Listed at 5-foot-11, with a flattop haircut that calls to mind a character in Hoosiers and tattoos on his upper arms that call to mind just about every 21st-century young adult, Lindner averaged 12.8 points and 5.4 assists per game for Lafayette this season. But he was at his best during the Patriot League tournament: scoring 71 points over the three games (23.7), including 25 in the championship-game victory over American, and winning the tournament's MVP award.

"Before every game [freshman year], I'd get extremely nervous and anxious," Lindner said Wednesday before Lafayette practiced at the Consol Energy Center. "This year, it's a little bit calmer. I can just focus."

That all-consuming devotion to basketball can be a bit problematic at Lafayette, where the term student-athletes can actually be used without irony or contradiction. When Leopards coach Fran O'Hanlon - a Villanova alumnus and an old point guard himself - learned that Lindner had skipped a couple of classes so he could get in extra workouts at Kirby, O'Hanlon called him in for a one-on-one meeting. Lindner sat down and pleaded his case, arguing that he had come to college to do more than just bury his head in books.

"What, you think I was a [expletive] Rhodes Scholar or something?" O'Hanlon recalled telling him. "Nick, you've got to go to class."

During his freshman year at GA, Lindner often called coach Jim Fenerty on Saturday nights, asking Fenerty to contact the school's security office so that the officers would open the gym. "He was the guy where I never had to worry about his social life," Fenerty said, "because his social life involved people named Wilson and Rawlings."

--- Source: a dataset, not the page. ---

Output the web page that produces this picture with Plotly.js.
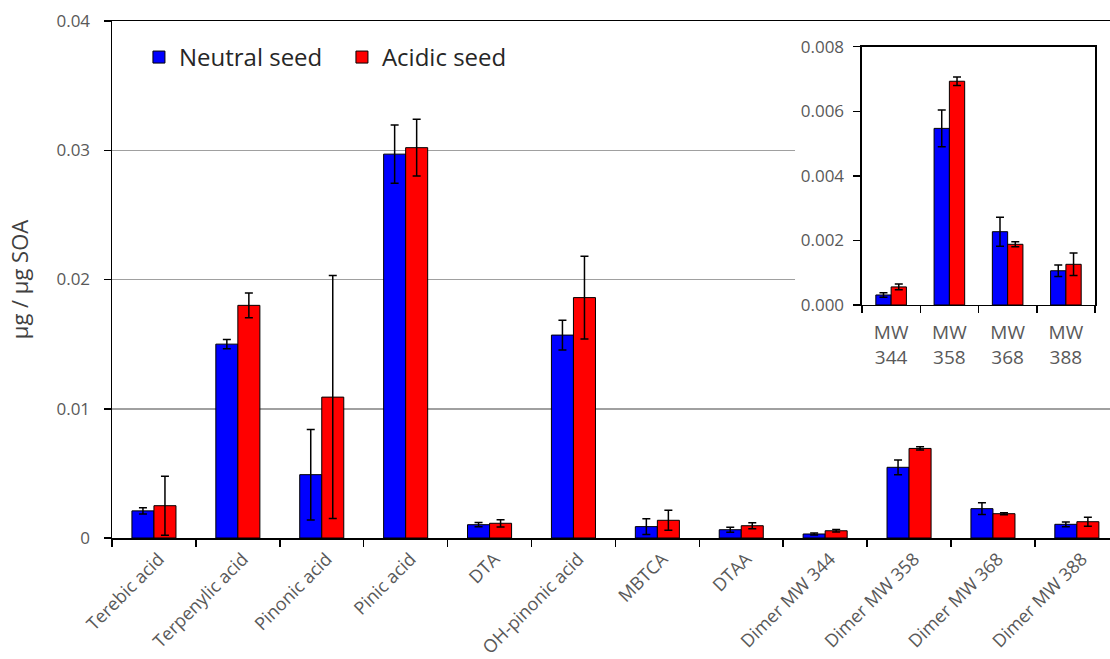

Fenerty had encountered situations similar to Lindner's before. In the mid-1990s, for instance, before Alvin Williams went on to star for Villanova and play nine seasons in the NBA, he had pestered Fenerty just as Lindner did, so much so that Fenerty ended up giving Williams a key to the gym.

"Nowadays," Fenerty said, "you can't give keys to a building to kids." So this time, Fenerty instead brokered an arrangement: Lindner could have carte-blanche access to the gym, as long as Lindner gave the security office enough notice that he was coming.

"He was in there all summer long, all winter long," Steve Dolan, GA's security director and a Villanova alumnus, said in a phone interview Wednesday. "Even after Coach Fenerty's practices, he would ask for more time. He was just a hard worker - quiet young man, but would not have any gumption about calling us to try to get into the gym. We'd get him in whenever we could, set him up, get the lights on.

"I think sometimes he was even in there shooting in the dark."

Fenerty eventually put Lindner in touch with Williams, and those nighttime shooting sessions became grist for a growing friendship between the two former GA guards. The two traded text messages Wednesday. "He just said he was proud and looking forward to [Thursday]," Lindner said. "I don't know if he meant it, but he said, 'I'll see you in Pittsburgh.' "

Williams' role as mentor doesn't mark Lindner's only connection to Villanova, of course. In seventh grade, Lindner played on an AAU team with Wildcats guard and fellow Bucks County native Ryan Arcidiacono, and because of O'Hanlon's playing career, it was natural to wonder if, when he recruited Lindner, he saw himself.

"I see myself in the way he works at the game," O'Hanlon said. "He's obsessed."

If there were any doubt, Nick Lindner has the odometer to prove it.